Reproduce the listing exactly, with no pictures in your copy.

++++ SOURCE EXCERPT ++++

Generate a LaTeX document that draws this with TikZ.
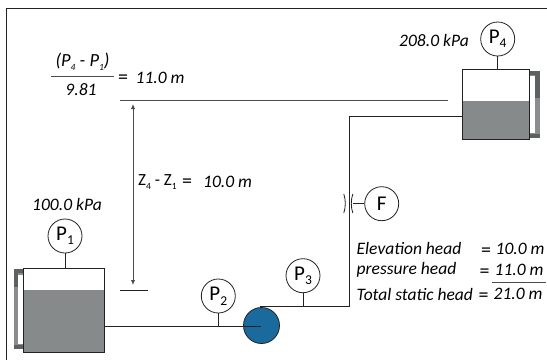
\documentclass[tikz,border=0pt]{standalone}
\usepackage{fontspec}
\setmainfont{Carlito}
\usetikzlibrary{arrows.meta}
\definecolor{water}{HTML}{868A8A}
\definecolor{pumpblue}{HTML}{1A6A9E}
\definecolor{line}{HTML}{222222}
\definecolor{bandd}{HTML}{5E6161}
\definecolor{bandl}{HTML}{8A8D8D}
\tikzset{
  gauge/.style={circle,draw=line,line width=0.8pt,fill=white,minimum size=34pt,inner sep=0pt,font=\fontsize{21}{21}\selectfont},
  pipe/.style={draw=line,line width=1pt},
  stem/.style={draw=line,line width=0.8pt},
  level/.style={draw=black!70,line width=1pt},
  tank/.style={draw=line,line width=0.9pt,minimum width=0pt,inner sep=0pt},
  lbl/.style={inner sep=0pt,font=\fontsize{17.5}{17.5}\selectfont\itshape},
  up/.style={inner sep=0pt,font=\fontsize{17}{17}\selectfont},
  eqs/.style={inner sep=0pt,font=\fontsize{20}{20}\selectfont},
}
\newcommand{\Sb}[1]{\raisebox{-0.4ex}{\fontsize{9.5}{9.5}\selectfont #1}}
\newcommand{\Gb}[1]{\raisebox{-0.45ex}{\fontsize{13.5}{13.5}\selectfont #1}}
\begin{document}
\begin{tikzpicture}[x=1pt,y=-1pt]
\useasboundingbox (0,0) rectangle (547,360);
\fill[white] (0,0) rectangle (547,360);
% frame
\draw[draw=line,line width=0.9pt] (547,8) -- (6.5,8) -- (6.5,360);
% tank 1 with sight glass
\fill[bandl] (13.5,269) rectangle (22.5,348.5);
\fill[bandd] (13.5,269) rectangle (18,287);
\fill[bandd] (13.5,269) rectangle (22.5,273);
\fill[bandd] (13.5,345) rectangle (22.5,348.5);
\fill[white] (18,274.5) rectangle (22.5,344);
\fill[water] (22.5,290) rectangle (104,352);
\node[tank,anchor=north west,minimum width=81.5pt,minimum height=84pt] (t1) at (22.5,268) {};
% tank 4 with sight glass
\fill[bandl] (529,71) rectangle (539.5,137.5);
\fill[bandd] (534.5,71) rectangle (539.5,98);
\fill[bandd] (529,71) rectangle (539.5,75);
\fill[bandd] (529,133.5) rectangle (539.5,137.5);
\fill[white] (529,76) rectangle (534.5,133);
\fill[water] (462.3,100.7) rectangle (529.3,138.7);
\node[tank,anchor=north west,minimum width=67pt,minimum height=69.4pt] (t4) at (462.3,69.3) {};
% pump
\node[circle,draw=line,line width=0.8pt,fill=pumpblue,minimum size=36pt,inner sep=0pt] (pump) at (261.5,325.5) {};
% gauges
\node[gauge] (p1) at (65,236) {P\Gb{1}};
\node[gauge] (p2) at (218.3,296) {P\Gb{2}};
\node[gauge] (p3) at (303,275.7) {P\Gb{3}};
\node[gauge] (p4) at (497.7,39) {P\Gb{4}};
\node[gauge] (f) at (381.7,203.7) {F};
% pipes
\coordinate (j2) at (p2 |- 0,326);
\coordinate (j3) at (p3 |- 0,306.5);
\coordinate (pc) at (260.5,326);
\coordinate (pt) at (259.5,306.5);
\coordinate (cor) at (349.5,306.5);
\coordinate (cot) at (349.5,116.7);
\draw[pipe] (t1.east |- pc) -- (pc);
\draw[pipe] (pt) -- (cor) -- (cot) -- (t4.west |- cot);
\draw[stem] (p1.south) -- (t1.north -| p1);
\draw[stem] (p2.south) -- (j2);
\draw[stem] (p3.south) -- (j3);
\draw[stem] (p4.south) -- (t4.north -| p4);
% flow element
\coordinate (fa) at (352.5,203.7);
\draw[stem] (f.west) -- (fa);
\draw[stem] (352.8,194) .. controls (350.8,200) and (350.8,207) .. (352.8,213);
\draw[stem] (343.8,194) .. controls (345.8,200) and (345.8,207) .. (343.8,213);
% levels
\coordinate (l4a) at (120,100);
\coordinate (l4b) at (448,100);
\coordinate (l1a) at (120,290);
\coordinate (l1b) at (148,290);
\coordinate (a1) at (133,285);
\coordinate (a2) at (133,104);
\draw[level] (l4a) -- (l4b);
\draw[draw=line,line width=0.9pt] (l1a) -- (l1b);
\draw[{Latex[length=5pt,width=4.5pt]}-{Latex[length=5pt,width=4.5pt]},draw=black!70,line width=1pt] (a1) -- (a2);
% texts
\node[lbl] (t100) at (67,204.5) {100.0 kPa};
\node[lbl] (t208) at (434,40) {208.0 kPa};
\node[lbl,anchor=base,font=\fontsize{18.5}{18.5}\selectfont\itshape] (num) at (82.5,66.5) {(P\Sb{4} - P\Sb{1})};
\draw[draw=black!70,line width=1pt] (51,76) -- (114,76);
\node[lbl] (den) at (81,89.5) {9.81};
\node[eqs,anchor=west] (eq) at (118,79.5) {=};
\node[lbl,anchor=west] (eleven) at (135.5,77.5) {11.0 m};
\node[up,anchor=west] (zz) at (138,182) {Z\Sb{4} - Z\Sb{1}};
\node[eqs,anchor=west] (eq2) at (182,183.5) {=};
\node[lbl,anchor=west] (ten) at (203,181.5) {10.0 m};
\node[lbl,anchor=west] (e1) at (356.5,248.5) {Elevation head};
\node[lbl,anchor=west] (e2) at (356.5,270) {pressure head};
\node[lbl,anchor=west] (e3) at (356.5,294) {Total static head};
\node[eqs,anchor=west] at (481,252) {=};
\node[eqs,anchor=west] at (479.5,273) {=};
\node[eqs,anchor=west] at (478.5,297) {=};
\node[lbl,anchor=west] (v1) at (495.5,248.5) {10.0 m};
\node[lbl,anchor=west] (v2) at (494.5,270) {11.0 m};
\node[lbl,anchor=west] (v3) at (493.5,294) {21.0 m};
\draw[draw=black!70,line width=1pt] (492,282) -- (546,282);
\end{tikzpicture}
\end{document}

++++

• _THE RESULT_:
Generate a LaTeX document that draws this with TikZ.
\documentclass[tikz,border=0pt]{standalone}
\usepackage{fontspec}
\setmainfont{Carlito}
\usetikzlibrary{arrows.meta}
\definecolor{water}{HTML}{868A8A}
\definecolor{pumpblue}{HTML}{1A6A9E}
\definecolor{line}{HTML}{222222}
\definecolor{bandd}{HTML}{5E6161}
\definecolor{bandl}{HTML}{8A8D8D}
\tikzset{
  gauge/.style={circle,draw=line,line width=0.8pt,fill=white,minimum size=34pt,inner sep=0pt,font=\fontsize{21}{21}\selectfont},
  pipe/.style={draw=line,line width=1pt},
  stem/.style={draw=line,line width=0.8pt},
  level/.style={draw=black!70,line width=1pt},
  tank/.style={draw=line,line width=0.9pt,minimum width=0pt,inner sep=0pt},
  lbl/.style={inner sep=0pt,font=\fontsize{17.5}{17.5}\selectfont\itshape},
  up/.style={inner sep=0pt,font=\fontsize{17}{17}\selectfont},
  eqs/.style={inner sep=0pt,font=\fontsize{20}{20}\selectfont},
}
\newcommand{\Sb}[1]{\raisebox{-0.4ex}{\fontsize{9.5}{9.5}\selectfont #1}}
\newcommand{\Gb}[1]{\raisebox{-0.45ex}{\fontsize{13.5}{13.5}\selectfont #1}}
\begin{document}
\begin{tikzpicture}[x=1pt,y=-1pt]
\useasboundingbox (0,0) rectangle (547,360);
\fill[white] (0,0) rectangle (547,360);
% frame
\draw[draw=line,line width=0.9pt] (547,8) -- (6.5,8) -- (6.5,360);
% tank 1 with sight glass
\fill[bandl] (13.5,269) rectangle (22.5,348.5);
\fill[bandd] (13.5,269) rectangle (18,287);
\fill[bandd] (13.5,269) rectangle (22.5,273);
\fill[bandd] (13.5,345) rectangle (22.5,348.5);
\fill[white] (18,274.5) rectangle (22.5,344);
\fill[water] (22.5,290) rectangle (104,352);
\node[tank,anchor=north west,minimum width=81.5pt,minimum height=84pt] (t1) at (22.5,268) {};
% tank 4 with sight glass
\fill[bandl] (529,71) rectangle (539.5,137.5);
\fill[bandd] (534.5,71) rectangle (539.5,98);
\fill[bandd] (529,71) rectangle (539.5,75);
\fill[bandd] (529,133.5) rectangle (539.5,137.5);
\fill[white] (529,76) rectangle (534.5,133);
\fill[water] (462.3,100.7) rectangle (529.3,138.7);
\node[tank,anchor=north west,minimum width=67pt,minimum height=69.4pt] (t4) at (462.3,69.3) {};
% pump
\node[circle,draw=line,line width=0.8pt,fill=pumpblue,minimum size=36pt,inner sep=0pt] (pump) at (261.5,325.5) {};
% gauges
\node[gauge] (p1) at (65,236) {P\Gb{1}};
\node[gauge] (p2) at (218.3,296) {P\Gb{2}};
\node[gauge] (p3) at (303,275.7) {P\Gb{3}};
\node[gauge] (p4) at (497.7,39) {P\Gb{4}};
\node[gauge] (f) at (381.7,203.7) {F};
% pipes
\coordinate (j2) at (p2 |- 0,326);
\coordinate (j3) at (p3 |- 0,306.5);
\coordinate (pc) at (260.5,326);
\coordinate (pt) at (259.5,306.5);
\coordinate (cor) at (349.5,306.5);
\coordinate (cot) at (349.5,116.7);
\draw[pipe] (t1.east |- pc) -- (pc);
\draw[pipe] (pt) -- (cor) -- (cot) -- (t4.west |- cot);
\draw[stem] (p1.south) -- (t1.north -| p1);
\draw[stem] (p2.south) -- (j2);
\draw[stem] (p3.south) -- (j3);
\draw[stem] (p4.south) -- (t4.north -| p4);
% flow element
\coordinate (fa) at (352.5,203.7);
\draw[stem] (f.west) -- (fa);
\draw[stem] (352.8,194) .. controls (350.8,200) and (350.8,207) .. (352.8,213);
\draw[stem] (343.8,194) .. controls (345.8,200) and (345.8,207) .. (343.8,213);
% levels
\coordinate (l4a) at (120,100);
\coordinate (l4b) at (448,100);
\coordinate (l1a) at (120,290);
\coordinate (l1b) at (148,290);
\coordinate (a1) at (133,285);
\coordinate (a2) at (133,104);
\draw[level] (l4a) -- (l4b);
\draw[draw=line,line width=0.9pt] (l1a) -- (l1b);
\draw[{Latex[length=5pt,width=4.5pt]}-{Latex[length=5pt,width=4.5pt]},draw=black!70,line width=1pt] (a1) -- (a2);
% texts
\node[lbl] (t100) at (67,204.5) {100.0 kPa};
\node[lbl] (t208) at (434,40) {208.0 kPa};
\node[lbl,anchor=base,font=\fontsize{18.5}{18.5}\selectfont\itshape] (num) at (82.5,66.5) {(P\Sb{4} - P\Sb{1})};
\draw[draw=black!70,line width=1pt] (51,76) -- (114,76);
\node[lbl] (den) at (81,89.5) {9.81};
\node[eqs,anchor=west] (eq) at (118,79.5) {=};
\node[lbl,anchor=west] (eleven) at (135.5,77.5) {11.0 m};
\node[up,anchor=west] (zz) at (138,182) {Z\Sb{4} - Z\Sb{1}};
\node[eqs,anchor=west] (eq2) at (182,183.5) {=};
\node[lbl,anchor=west] (ten) at (203,181.5) {10.0 m};
\node[lbl,anchor=west] (e1) at (356.5,248.5) {Elevation head};
\node[lbl,anchor=west] (e2) at (356.5,270) {pressure head};
\node[lbl,anchor=west] (e3) at (356.5,294) {Total static head};
\node[eqs,anchor=west] at (481,252) {=};
\node[eqs,anchor=west] at (479.5,273) {=};
\node[eqs,anchor=west] at (478.5,297) {=};
\node[lbl,anchor=west] (v1) at (495.5,248.5) {10.0 m};
\node[lbl,anchor=west] (v2) at (494.5,270) {11.0 m};
\node[lbl,anchor=west] (v3) at (493.5,294) {21.0 m};
\draw[draw=black!70,line width=1pt] (492,282) -- (546,282);
\end{tikzpicture}
\end{document}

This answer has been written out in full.